Les Capucins ne possèdent rien. Leur habitation n'est pas à eux. Nous, nous avons des collèges, oui, mais nous avons aussi des impositions à payer! Autrefois, dans les familles chrétiennes, on disait aux enfants qu'ils étaient pauvres, et on leur apprenait à se priver vaillamment de mille petits caprices. Vous allez me dire: “Mais, mon Père, vous nous dites toujours la même chose”. Je dis ce qui est pour nous, mes amis, la plus stricte vérité. Il faut que chacun de nous se persuade bien qu'il est pauvre, qu'il habite une maison de pauvres, et qu'il doit se comporter comme un pauvre.

En donnant cet avis, avec instance, je crois ne blesser personne. Je crois qu'en général on observe les grandes lignes de la pauvreté. Observons‑la dans les détails. Sachons nous priver et ne prendre que ce qui est l'absolu nécessaire. C'est bien d'observer la pauvreté extérieurement, mais il faut aussi nous y attacher intérieurement. Il faut aimer cet état de pauvreté, il faut aimer la gêne et la peine qui en résultent pour nous, parce que cela nous rend plus semblables à Notre-Seigneur Jésus-Christ. Je n'ai jamais vu de marque plus certaine de prédestination que cet amour pieux de la pauvreté. Je pourrais citer bien des exemples de personnes du monde, de religieux et de religieuses. Une fois que ce sentiment de la pauvreté est entré dans un cœur, le bon Dieu abaisse visiblement des regards de complaisance. Il semble, que ces âmes privilégiées soient de la famille de Nazareth.

Demandez à la bonne Mère de comprendre cela. Elle le comprenait si admirablement elle‑même! J'ai vu cela à la Visitation de Troyes pendant 40 ans. Entrez à la Visitation, vous serez frappé de la pauvreté qui règne partout. À la dépense, à la lingerie, il n'y a que de vieilles armoires. C'est ce qui m'a édifié le plus. Cela agrandit l'âme et la rapproche de Dieu. Le détachement de la créature rapproche du Créateur.
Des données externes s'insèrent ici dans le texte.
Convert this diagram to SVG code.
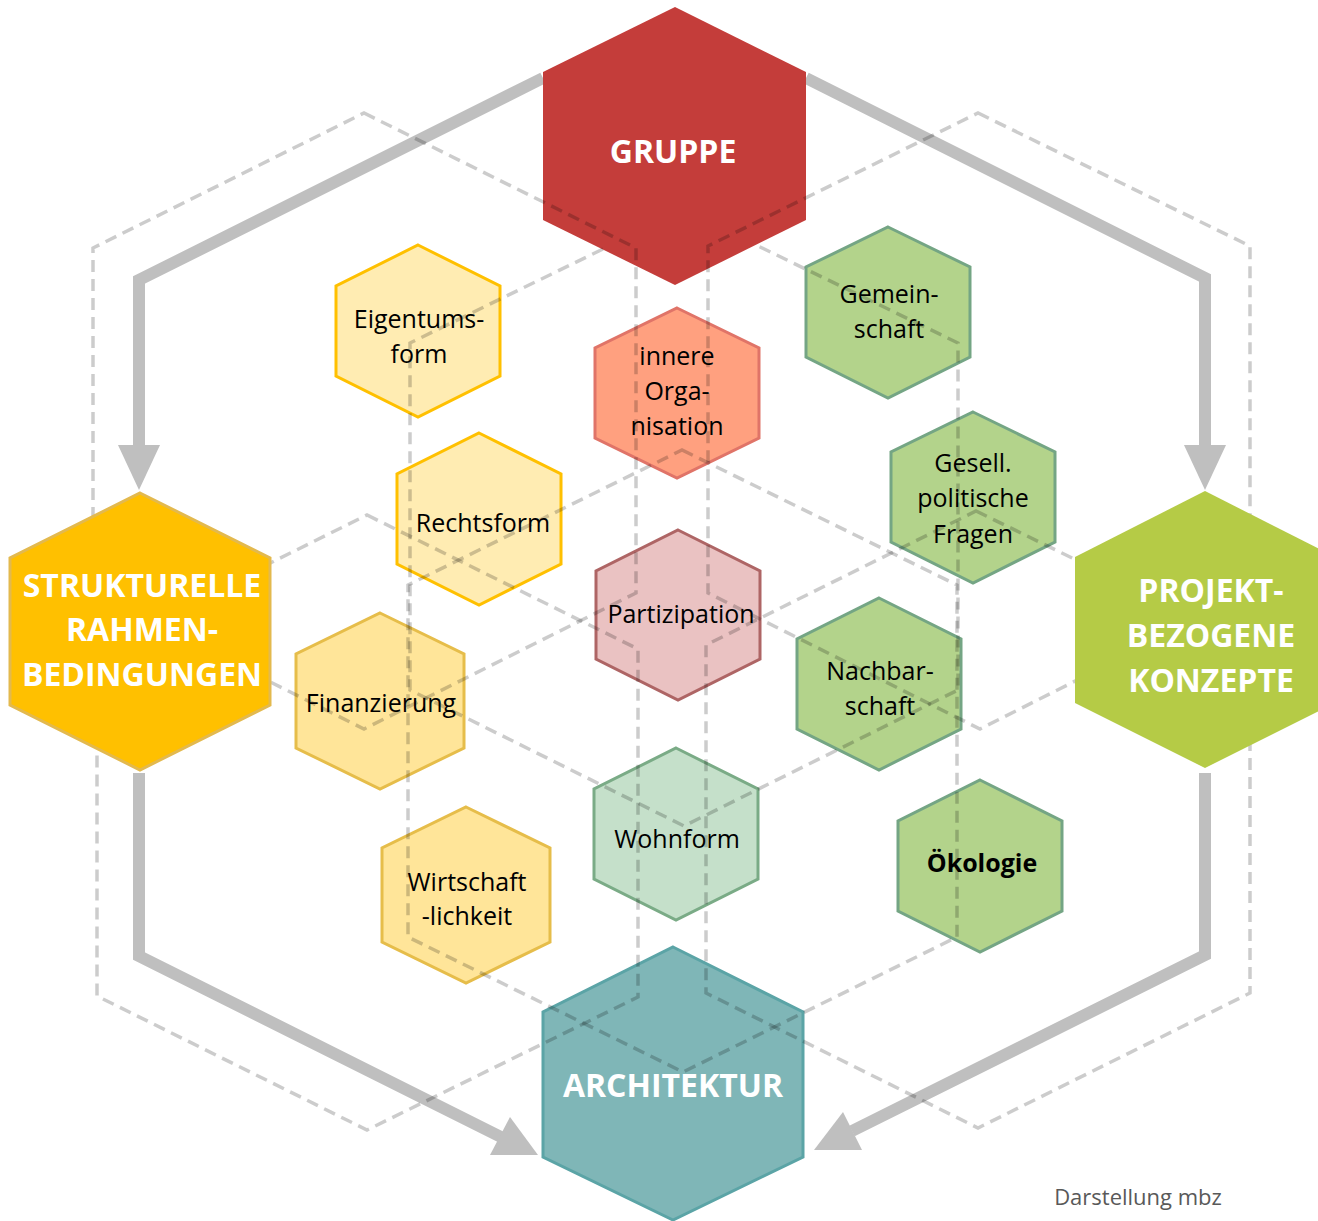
<svg xmlns="http://www.w3.org/2000/svg" width="1318" height="1221" viewBox="0 0 1318 1221">
<style>
.arrow{fill:none;stroke:#bfbfbf;stroke-width:12;stroke-linejoin:miter}
.head{fill:#bfbfbf}
.dash{fill:none;stroke:#000;stroke-opacity:.2;stroke-width:3.5;stroke-dasharray:12 7}
.big{font-family:"Open Sans","Liberation Sans",sans-serif;font-weight:700;font-size:32px;fill:#fff;text-anchor:middle}
.lbl{font-family:"Open Sans","Liberation Sans",sans-serif;font-size:25px;fill:#000;text-anchor:middle}
.yl{fill:#FFECB2;stroke:#FFC000;stroke-width:3}
.yd{fill:#FFE599;stroke:#E6BD4A;stroke-width:3}
.gr{fill:#B3D38B;stroke:#74A584;stroke-width:3}
</style>
<rect width="1318" height="1221" fill="#fff"/>
<g id="connectors">
<path class="arrow" d="M543 78 L139 280 L139 446"/>
<polygon class="head" points="118,445 160,445 139,490"/>
<path class="arrow" d="M806 78 L1205 278 L1205 446"/>
<polygon class="head" points="1184,445 1226,445 1205,490"/>
<path class="arrow" d="M139 773 L139 956 L501 1137"/>
<polygon class="head" points="510,1117 490,1155 538,1155"/>
<path class="arrow" d="M1205 773 L1205 955 L852 1131"/>
<polygon class="head" points="843,1112 862,1150 814,1150"/>
</g>
<g id="gruppe">
<polygon points="675,7 806,72 806,220 675,285 543,220 543,72" fill="#C43D3A"/>
<text class="big" x="673" y="163">GRUPPE</text>
</g>
<g id="architektur">
<polygon points="673,947 803,1012 803,1157 673,1220 543,1157 543,1012" fill="#7FB6B7" stroke="#5BA4A6" stroke-width="3"/>
<text class="big" x="673" y="1097">ARCHITEKTUR</text>
</g>
<g id="eigentumsform">
<polygon class="yl" points="418,245 500,286 500,376 418,417 336,376 336,286"/>
<text class="lbl" x="419" y="328">Eigentums-</text>
<text class="lbl" x="419" y="363">form</text>
</g>
<g id="rechtsform">
<polygon class="yl" points="479,433 561,474 561,564 479,605 397,564 397,474"/>
<text class="lbl" x="483" y="532">Rechtsform</text>
</g>
<g id="finanzierung">
<polygon class="yd" points="380,613 464,654 464,748 380,789 296,748 296,654"/>
<text class="lbl" x="381" y="712">Finanzierung</text>
</g>
<g id="wirtschaftlichkeit">
<polygon class="yd" points="466,807 550,848 550,942 466,983 382,942 382,848"/>
<text class="lbl" x="467" y="891">Wirtschaft</text>
<text class="lbl" x="467" y="925">-lichkeit</text>
</g>
<g id="innere-organisation">
<polygon points="677,308 759,348 759,438 677,478 595,438 595,348" fill="#FFA07F" stroke="#E07468" stroke-width="3"/>
<text class="lbl" x="677" y="365">innere</text>
<text class="lbl" x="677" y="400">Orga-</text>
<text class="lbl" x="677" y="435">nisation</text>
</g>
<g id="partizipation">
<polygon points="678,530 760,571 760,659 678,700 596,659 596,571" fill="#EAC2C2" stroke="#AE6565" stroke-width="3"/>
<text class="lbl" x="681" y="623">Partizipation</text>
</g>
<g id="wohnform">
<polygon points="676,748 758,789 758,879 676,920 594,879 594,789" fill="#C5E0CA" stroke="#7AAB86" stroke-width="3"/>
<text class="lbl" x="677" y="848">Wohnform</text>
</g>
<g id="gemeinschaft">
<polygon class="gr" points="888,227 970,267 970,357 888,398 806,357 806,267"/>
<text class="lbl" x="889" y="303">Gemein-</text>
<text class="lbl" x="889" y="338">schaft</text>
</g>
<g id="gesellpolitische-fragen">
<polygon class="gr" points="973,412 1055,452 1055,542 973,583 891,542 891,452"/>
<text class="lbl" x="973" y="472">Gesell.</text>
<text class="lbl" x="973" y="507">politische</text>
<text class="lbl" x="973" y="543">Fragen</text>
</g>
<g id="nachbarschaft">
<polygon class="gr" points="879,598 961,639 961,729 879,770 797,729 797,639"/>
<text class="lbl" x="880" y="680">Nachbar-</text>
<text class="lbl" x="880" y="715">schaft</text>
</g>
<g id="oekologie">
<polygon class="gr" points="980,780 1062,821 1062,911 980,952 898,911 898,821"/>
<text class="lbl" x="982" y="872" font-weight="700">Ökologie</text>
</g>
<g id="grid">
<path class="dash" d="M364 113 L636 248 L636 593 L364 729 L93 593 L93 248 Z"/>
<path class="dash" d="M367 515 L638 649 L638 997 L367 1130 L97 996 L97 649 Z"/>
<path class="dash" d="M603 249 L410 343 L410 690 L684 826 L958 690 L958 343 L756 245"/>
<path class="dash" d="M682 450 L957 585 L957 937 L683 1072 L408 937 L408 585 Z"/>
<path class="dash" d="M978 113 L1250 246 L1250 593 L980 729 L708 593 L708 246 Z"/>
<path class="dash" d="M976 511 L1250 645 L1250 993 L978 1128 L706 993 L706 645 Z"/>
</g>
<g id="strukturelle-rahmenbedingungen">
<polygon points="140,493 270,558 270,705 140,770 10,705 10,558" fill="#FFC000" stroke="#E3B94E" stroke-width="3"/>
<text class="big" x="142" y="597">STRUKTURELLE</text>
<text class="big" x="142" y="641">RAHMEN-</text>
<text class="big" x="142" y="686">BEDINGUNGEN</text>
</g>
<g id="projektbezogene-konzepte">
<polygon points="1205,491 1335,557 1335,703 1205,768 1075,703 1075,557" fill="#B5CB46"/>
<text class="big" x="1211" y="602">PROJEKT-</text>
<text class="big" x="1211" y="647">BEZOGENE</text>
<text class="big" x="1211" y="692">KONZEPTE</text>
</g>
<text x="1138" y="1205" font-family="'Open Sans','Liberation Sans',sans-serif" font-size="22" fill="#595959" text-anchor="middle">Darstellung mbz</text>
</svg>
Pourquoi saint François d'Assise a‑t‑il été stigmatisé? Pourquoi est‑il devenu le patriarche d'une famille aussi nombreuse que les étoiles du ciel? C'était la récompense de son amour pour la pauvreté. Tâchons de faire ces choses‑là.

“Et l'aide que le postulant peut lui apporter” — Vous pouvez aider la communauté par votre travail personnel, par votre charge aussi et votre emploi. Vous êtes professeur, surveillant, vous faites une besogne manuelle quelconque, faites tout cela en esprit de pauvreté et de générosité. C'est une dette que vous payez à la communauté, et c'est Dieu aussi qui contracte à votre égard une dette qu'il paiera largement. Dieu paie largement. Que voulez‑vous que Dieu donne de plus sur la terre? Le bon religieux reçoit plus de Dieu et est plus gratifié ici‑bas que s'il était l'empereur de Russie lui‑même. Il aura une plus grande place au ciel. Dès maintenant, sur la terre, il est l'objet des attentions divines plus que tout autre. Notre-Seigneur le prend pour l'instruire et lui révéler les secrets de son cœur. Il est certain que quand Notre-Seigneur dit à une âme: “Viens à ma suite”, il ne peut pas faire davantage pour elle, tout Dieu qu'il est. Quand on juge superficiellement et sans réflexion, cela ne paraît pas. Mais regardez bien jusqu'au fond: cette prévenance de Dieu, c'est tout, tout ce que vous pouvez imaginer de bon, de grand, d'heureux, et au-delà, bien au-delà! Dieu ne peut donner à aucun de nous rien de meilleur, rien qui aille plus au fond de nos besoins surnaturels. Cela vaut bien la peine que l'on essaie de faire quelque chose pour lui.